After lunch, we walked a tiny bit further round and saw the entrance to Coleton Fishacre gardens, but they were closed today.  Some of the gardens had spilled out onto the path so we walked past a few hydrangea bushes and fuchsias too.

We had even more hills after lunch, but pushed on nevertheless to Battery Point and had a mini detour off the path to look at the gun emplacements and railway where the cannon balls used to be rolled down to the weaponry.




We walked through Warren Woods to head into Kingswear.  These woods were on the estate owned by the late Lt Col Jones, the Falkland Islands VC, and the path has been dedicated to his memory.

We had some fantastic views of the River Dart and the two castles - Kingswear and Dartmouth - as we came down the hill, but we still weren't there.  We had a knee crunching road descent before finding steps that led down to the ferry.   Shiriin took these at a cracking pace and informed me it was a "falling" technique she had perfected.  However, I've already fallen over this week (plus a quite major stumble again today) so I decided to take it more slowly.

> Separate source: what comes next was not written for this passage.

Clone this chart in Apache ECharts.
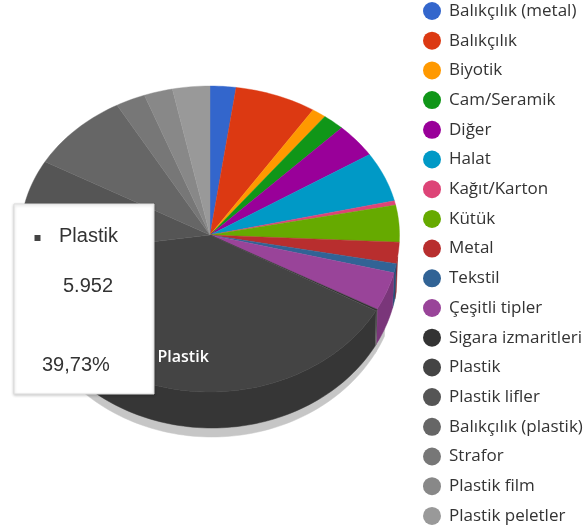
<!DOCTYPE html>
<html><head><meta charset="utf-8">
<style>html,body{margin:0;padding:0;background:#fff}#c{width:584px;height:530px;filter:blur(0.4px)}</style>
<script src="https://cdn.jsdelivr.net/npm/echarts@6/dist/echarts.min.js"></script>
</head><body><div id="c"></div>
<script>
const categories = ['Balıkçılık (metal)','Balıkçılık','Biyotik','Cam/Seramik','Diğer','Halat','Kağıt/Karton','Kütük','Metal','Tekstil','Çeşitli tipler','Sigara izmaritleri','Plastik','Plastik lifler','Balıkçılık (plastik)','Strafor','Plastik film','Plastik peletler'];
const values = [330,1040,183,279,553,807,71,591,330,142,594,25,5952,1565,1298,379,366,477];
const colors = ['#3366cc','#dc3912','#ff9900','#109618','#990099','#0099c6','#dd4477','#66aa00','#b82e2e','#316395','#994499','#333333','#444444','#555555','#666666','#777777','#888888','#999999'];
const tipName = 'Plastik', tipValue = '5.952', tipShare = '39,73%';

const CX = 210, CY = 235, RX = 189.5, RT = 149, RB = 157;
const total = values.reduce((a, b) => a + b, 0);
const rad = d => d * Math.PI / 180;
const pt = (t, f = 1) => {
  const c = Math.cos(rad(t));
  return [CX + f * RX * Math.sin(rad(t)), CY - f * (c > 0 ? RT : RB) * c];
};
const lowEdge = (t, cy, ry) => [212 + 186 * Math.sin(rad(t)), cy - ry * Math.cos(rad(t))];
function samples(a, b) {
  const out = [];
  const n = Math.max(2, Math.ceil((b - a) / 1.5));
  for (let i = 0; i <= n; i++) out.push(a + (b - a) * i / n);
  return out;
}
function darken(hex, k) {
  const n = parseInt(hex.slice(1), 16);
  const f = s => Math.round(((n >> s) & 255) * k);
  return `rgb(${f(16)},${f(8)},${f(0)})`;
}
function wall(a, b, lo, hi, cy, ry, fill) {
  const s = Math.max(a, lo), e = Math.min(b, hi);
  if (e <= s) return null;
  const ts = samples(s, e);
  const pts = ts.map(t => pt(t)).concat(ts.slice().reverse().map(t => lowEdge(t, cy, ry)));
  return { type: 'polygon', shape: { points: pts }, style: { fill, stroke: fill, lineWidth: 0.5 }, silent: true };
}
let acc = 0;
const series = categories.map((name, i) => {
  const a = acc / total * 360;
  acc += values[i];
  const b = acc / total * 360;
  return {
    name, type: 'custom', coordinateSystem: 'none', animation: false,
    itemStyle: { color: colors[i] },
    data: [values[i]],
    renderItem() {
      const kids = [];
      const sh = wall(a, b, 112, 262, 276, 161, '#c6c6c6');
      if (sh) kids.push(sh);
      const w = wall(a, b, 98, 270, 270, 158, darken(colors[i], 0.8));
      if (w) kids.push(w);
      kids.push({
        type: 'polygon',
        shape: { points: [[CX, CY]].concat(samples(a, b).map(t => pt(t))) },
        style: { fill: colors[i], stroke: colors[i], lineWidth: 0.4 }
      });
      if (name === tipName) {
        const p = pt((a + b) / 2, 0.79);
        kids.push({
          type: 'text', x: p[0], y: p[1],
          style: { text: name, fill: '#fff', font: '600 16px "Open Sans"', textAlign: 'center', textVerticalAlign: 'middle' }
        });
      }
      return { type: 'group', children: kids };
    }
  };
});
const tipFont = '20px "Liberation Sans"';
const chart = echarts.init(document.getElementById('c'), null, { renderer: 'canvas' });
chart.setOption({
  backgroundColor: '#fff',
  animation: false,
  legend: {
    data: categories, orient: 'vertical', left: 423, top: 2, padding: 0,
    itemWidth: 18, itemHeight: 18, itemGap: 11.7, icon: 'circle', selectedMode: false,
    textStyle: { color: '#333', fontSize: 17, fontFamily: 'Open Sans', padding: [0, 0, 0, 3] }
  },
  series,
  graphic: [
    { type: 'rect', z: 100, shape: { x: 14, y: 204, width: 140, height: 190 },
      style: { fill: '#fff', stroke: '#ddd', lineWidth: 1, shadowBlur: 3, shadowColor: 'rgba(0,0,0,0.2)', shadowOffsetX: 0, shadowOffsetY: 1 } },
    { type: 'rect', z: 101, shape: { x: 34.5, y: 235, width: 6, height: 6 }, style: { fill: colors[categories.indexOf(tipName)] } },
    { type: 'text', z: 101, x: 59, y: 236, style: { text: tipName, font: tipFont, fill: '#333', textVerticalAlign: 'middle' } },
    { type: 'text', z: 101, x: 63, y: 286, style: { text: tipValue, font: tipFont, fill: '#333', textVerticalAlign: 'middle' } },
    { type: 'text', z: 101, x: 42, y: 365, style: { text: tipShare, font: tipFont, fill: '#333', textVerticalAlign: 'middle' } }
  ]
});
</script></body></html>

We finally got into Kingswear at three ish and immediately got the ferry over to Dartmouth, got ice cream, postcards and cream tea sorted within ten minutes!  The ice cream shop sold scones, clotted cream and pots of jam so we had an al fresco cream tea on the harbour wall - well placed to be in all the tourists' holiday photos!

We had quite a productive time in Dartmouth - I dropped off a couple of films to collect tomorrow, Shiriin found the shampoo she'd been searching for to take back to Lesotho, and I found plasters and stamps.  And we still had time for the ferry and a pint before getting our taxi back to the car.

And the best bit of all is that, after today's trek, Shiriin's still speaking to me!

I've really enjoyed spending time with Shiriin - it's great that we're both comfortable in each other's company and don't feel the need to natter on incessantly.  Which is just as well because, every time we went up hill, she was about half a mile in front of me!